■ **WRITTEN TASK**: Gather up the lines with the word "chart" in them.

■ **INPUT FOR THIS TASK**:
+ + + + + + +

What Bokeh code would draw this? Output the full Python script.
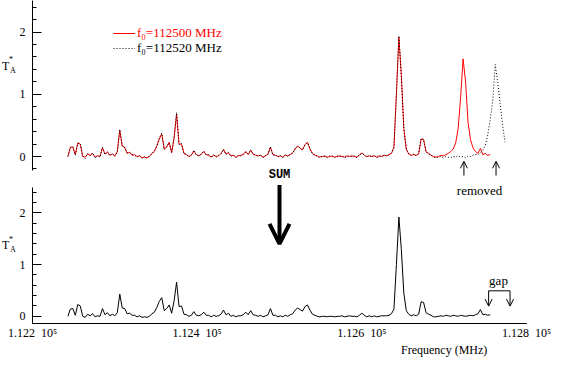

+ + + + + + +

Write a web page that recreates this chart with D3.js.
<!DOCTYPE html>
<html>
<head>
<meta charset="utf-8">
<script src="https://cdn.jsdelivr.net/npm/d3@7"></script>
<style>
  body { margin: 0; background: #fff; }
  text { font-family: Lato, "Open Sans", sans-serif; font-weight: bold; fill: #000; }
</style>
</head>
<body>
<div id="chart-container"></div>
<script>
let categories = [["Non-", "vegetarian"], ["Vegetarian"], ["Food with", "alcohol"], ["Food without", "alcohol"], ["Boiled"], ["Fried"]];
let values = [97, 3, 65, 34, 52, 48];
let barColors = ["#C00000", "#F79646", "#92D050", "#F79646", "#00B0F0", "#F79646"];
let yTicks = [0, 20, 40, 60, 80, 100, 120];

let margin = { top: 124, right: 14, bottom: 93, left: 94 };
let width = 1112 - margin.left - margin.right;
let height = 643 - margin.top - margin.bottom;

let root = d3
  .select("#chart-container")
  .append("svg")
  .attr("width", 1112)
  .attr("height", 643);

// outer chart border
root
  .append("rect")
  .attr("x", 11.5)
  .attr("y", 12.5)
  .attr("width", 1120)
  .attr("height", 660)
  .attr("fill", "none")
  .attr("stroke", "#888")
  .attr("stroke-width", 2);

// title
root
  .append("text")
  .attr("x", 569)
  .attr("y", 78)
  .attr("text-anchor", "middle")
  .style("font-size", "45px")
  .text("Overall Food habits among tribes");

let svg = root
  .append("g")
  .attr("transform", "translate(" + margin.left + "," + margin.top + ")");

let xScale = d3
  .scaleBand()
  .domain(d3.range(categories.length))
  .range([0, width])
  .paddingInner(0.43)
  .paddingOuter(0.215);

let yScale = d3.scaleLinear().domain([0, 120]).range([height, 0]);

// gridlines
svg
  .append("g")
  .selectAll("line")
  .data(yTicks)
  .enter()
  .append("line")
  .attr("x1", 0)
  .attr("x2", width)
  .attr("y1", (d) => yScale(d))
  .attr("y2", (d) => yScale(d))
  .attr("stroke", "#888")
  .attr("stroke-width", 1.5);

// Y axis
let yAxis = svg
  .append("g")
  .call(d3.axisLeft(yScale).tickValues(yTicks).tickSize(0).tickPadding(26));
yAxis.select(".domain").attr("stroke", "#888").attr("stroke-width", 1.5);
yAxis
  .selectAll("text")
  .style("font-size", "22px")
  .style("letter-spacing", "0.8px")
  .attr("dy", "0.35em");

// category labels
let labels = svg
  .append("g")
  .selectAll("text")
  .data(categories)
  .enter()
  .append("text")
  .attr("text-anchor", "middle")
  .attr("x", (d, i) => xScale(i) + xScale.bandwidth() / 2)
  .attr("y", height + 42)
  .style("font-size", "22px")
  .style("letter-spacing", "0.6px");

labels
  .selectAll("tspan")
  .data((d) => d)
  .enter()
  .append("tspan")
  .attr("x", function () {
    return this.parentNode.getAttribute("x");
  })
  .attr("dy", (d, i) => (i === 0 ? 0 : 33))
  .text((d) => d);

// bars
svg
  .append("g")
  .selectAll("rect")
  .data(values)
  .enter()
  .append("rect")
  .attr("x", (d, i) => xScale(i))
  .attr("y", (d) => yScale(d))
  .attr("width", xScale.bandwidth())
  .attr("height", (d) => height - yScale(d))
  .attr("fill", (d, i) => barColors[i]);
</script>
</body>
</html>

+ + + + + + +

■ **TASK SOLUTION**:
Write a web page that recreates this chart with D3.js.
<div id="chart-container"></div>
  .select("#chart-container")
// outer chart border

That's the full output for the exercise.